- **TASK INSTRUCTIONS**
Repeat exactly, and only, the lines below starting at the line that contains "Rebuild this chart" and ending at the line that contains "0.227], [-0.5, -1.136]];", inclusive of both.

- **EXTRACTED RECORDS**
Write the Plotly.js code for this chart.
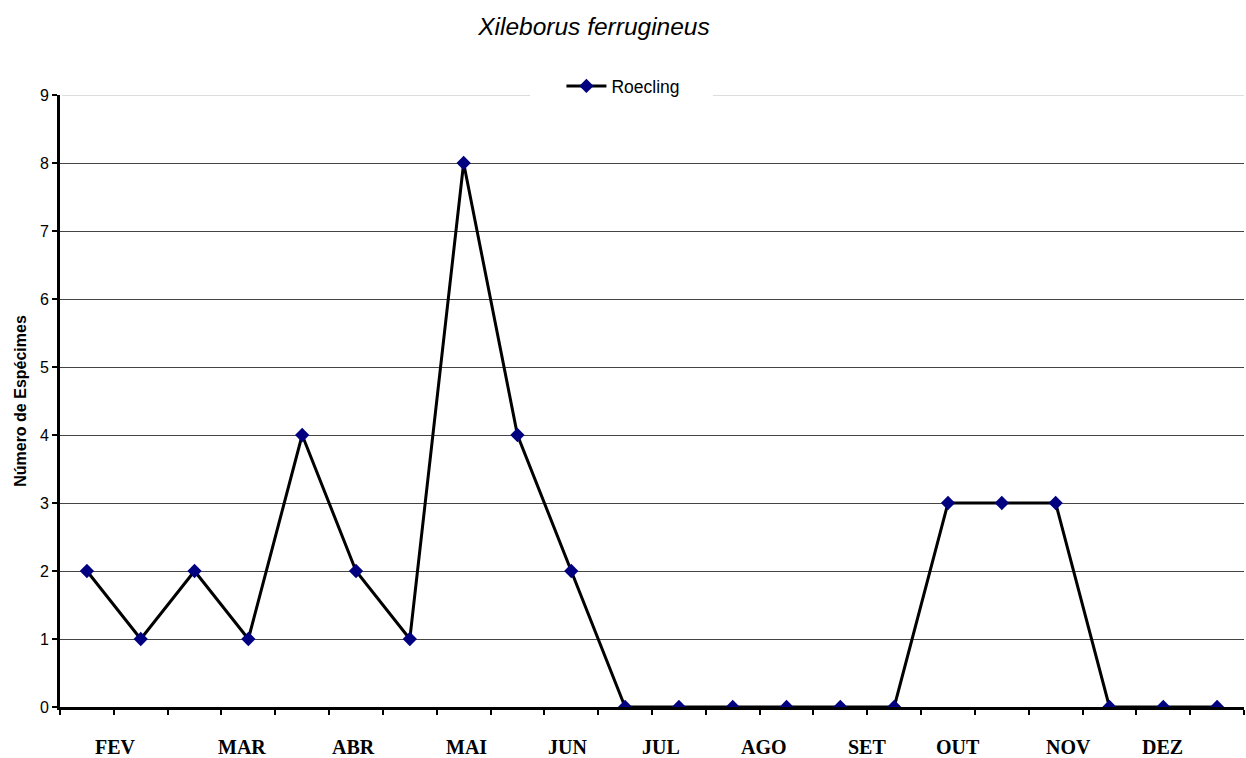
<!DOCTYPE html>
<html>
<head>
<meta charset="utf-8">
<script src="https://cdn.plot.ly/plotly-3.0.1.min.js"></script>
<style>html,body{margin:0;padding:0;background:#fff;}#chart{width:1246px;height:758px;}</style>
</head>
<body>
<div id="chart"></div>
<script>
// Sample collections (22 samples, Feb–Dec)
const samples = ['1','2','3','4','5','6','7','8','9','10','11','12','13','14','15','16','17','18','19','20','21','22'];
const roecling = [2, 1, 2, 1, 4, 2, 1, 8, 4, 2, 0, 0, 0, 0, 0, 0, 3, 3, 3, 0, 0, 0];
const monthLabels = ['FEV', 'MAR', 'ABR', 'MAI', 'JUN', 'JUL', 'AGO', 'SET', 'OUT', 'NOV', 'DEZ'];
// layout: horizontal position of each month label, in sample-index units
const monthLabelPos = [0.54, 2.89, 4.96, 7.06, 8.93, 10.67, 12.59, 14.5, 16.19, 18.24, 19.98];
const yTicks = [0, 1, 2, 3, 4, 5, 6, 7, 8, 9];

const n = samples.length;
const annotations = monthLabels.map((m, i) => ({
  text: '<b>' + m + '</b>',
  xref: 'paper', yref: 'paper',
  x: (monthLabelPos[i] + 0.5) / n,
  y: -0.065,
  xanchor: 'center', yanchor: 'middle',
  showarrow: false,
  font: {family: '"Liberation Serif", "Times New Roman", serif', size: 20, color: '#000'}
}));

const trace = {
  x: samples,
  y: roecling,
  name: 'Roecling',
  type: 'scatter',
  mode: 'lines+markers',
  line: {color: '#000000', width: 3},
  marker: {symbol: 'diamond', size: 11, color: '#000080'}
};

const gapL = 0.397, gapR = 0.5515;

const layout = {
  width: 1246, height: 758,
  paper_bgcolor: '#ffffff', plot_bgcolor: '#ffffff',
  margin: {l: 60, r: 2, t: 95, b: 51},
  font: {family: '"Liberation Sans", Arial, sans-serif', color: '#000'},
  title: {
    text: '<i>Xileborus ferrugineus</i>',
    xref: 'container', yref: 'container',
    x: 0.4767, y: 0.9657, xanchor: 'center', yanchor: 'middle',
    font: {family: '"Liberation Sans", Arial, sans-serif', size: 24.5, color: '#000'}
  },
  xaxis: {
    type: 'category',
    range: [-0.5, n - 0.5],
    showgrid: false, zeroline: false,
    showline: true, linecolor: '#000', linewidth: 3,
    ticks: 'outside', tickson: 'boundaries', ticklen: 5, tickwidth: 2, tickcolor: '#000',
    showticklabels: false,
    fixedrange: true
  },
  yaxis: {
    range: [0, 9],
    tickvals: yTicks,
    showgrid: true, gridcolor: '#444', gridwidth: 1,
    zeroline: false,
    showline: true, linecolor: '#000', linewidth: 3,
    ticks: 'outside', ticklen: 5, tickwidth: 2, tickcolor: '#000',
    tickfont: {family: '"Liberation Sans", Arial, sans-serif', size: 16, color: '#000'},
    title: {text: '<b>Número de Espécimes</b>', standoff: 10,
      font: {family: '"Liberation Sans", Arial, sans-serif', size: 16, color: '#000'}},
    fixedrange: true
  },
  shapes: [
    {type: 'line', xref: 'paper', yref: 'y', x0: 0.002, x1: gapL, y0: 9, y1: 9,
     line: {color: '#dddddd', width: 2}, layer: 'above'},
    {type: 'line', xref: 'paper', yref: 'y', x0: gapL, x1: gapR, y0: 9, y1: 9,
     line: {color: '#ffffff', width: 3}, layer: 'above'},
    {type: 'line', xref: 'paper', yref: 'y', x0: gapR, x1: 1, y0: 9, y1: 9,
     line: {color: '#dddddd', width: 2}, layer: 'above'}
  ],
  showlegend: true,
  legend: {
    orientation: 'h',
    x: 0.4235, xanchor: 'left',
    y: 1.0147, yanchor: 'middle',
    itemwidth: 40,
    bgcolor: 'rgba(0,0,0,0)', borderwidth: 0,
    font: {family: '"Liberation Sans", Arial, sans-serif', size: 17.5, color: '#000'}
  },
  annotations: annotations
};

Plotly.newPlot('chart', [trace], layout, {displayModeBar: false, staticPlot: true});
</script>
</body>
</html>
--
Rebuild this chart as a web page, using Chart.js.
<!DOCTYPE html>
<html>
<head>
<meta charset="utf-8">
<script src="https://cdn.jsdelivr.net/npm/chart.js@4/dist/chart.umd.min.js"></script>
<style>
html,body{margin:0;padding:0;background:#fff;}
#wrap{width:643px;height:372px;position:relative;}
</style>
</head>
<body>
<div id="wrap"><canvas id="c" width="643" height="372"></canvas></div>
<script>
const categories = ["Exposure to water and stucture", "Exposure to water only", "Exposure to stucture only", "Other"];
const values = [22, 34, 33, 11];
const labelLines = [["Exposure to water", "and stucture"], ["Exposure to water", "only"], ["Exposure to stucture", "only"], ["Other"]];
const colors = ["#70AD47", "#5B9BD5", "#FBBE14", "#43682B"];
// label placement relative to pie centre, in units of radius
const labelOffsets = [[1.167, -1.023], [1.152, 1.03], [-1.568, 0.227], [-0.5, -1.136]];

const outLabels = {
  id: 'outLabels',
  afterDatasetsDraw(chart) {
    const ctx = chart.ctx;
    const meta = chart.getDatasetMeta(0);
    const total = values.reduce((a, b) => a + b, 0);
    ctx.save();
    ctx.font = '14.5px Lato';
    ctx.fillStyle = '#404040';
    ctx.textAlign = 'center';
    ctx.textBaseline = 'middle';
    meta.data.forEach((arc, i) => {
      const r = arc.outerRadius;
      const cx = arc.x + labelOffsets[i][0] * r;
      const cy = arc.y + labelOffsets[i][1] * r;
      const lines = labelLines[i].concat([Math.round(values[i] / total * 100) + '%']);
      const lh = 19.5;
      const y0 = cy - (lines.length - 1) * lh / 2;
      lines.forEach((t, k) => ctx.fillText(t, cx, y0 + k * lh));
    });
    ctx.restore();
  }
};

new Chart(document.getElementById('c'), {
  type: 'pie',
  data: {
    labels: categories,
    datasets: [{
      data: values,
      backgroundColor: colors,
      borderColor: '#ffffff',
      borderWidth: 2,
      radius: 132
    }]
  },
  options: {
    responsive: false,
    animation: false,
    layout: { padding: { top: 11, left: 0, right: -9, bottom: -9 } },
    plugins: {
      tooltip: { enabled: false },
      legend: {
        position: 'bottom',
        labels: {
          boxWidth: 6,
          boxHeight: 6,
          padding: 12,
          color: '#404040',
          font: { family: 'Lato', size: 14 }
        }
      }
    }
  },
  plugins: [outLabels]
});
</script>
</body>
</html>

- **OUTPUT BELOW**
Rebuild this chart as a web page, using Chart.js.
<!DOCTYPE html>
<html>
<head>
<meta charset="utf-8">
<script src="https://cdn.jsdelivr.net/npm/chart.js@4/dist/chart.umd.min.js"></script>
<style>
html,body{margin:0;padding:0;background:#fff;}
#wrap{width:643px;height:372px;position:relative;}
</style>
</head>
<body>
<div id="wrap"><canvas id="c" width="643" height="372"></canvas></div>
<script>
const categories = ["Exposure to water and stucture", "Exposure to water only", "Exposure to stucture only", "Other"];
const values = [22, 34, 33, 11];
const labelLines = [["Exposure to water", "and stucture"], ["Exposure to water", "only"], ["Exposure to stucture", "only"], ["Other"]];
const colors = ["#70AD47", "#5B9BD5", "#FBBE14", "#43682B"];
// label placement relative to pie centre, in units of radius
const labelOffsets = [[1.167, -1.023], [1.152, 1.03], [-1.568, 0.227], [-0.5, -1.136]];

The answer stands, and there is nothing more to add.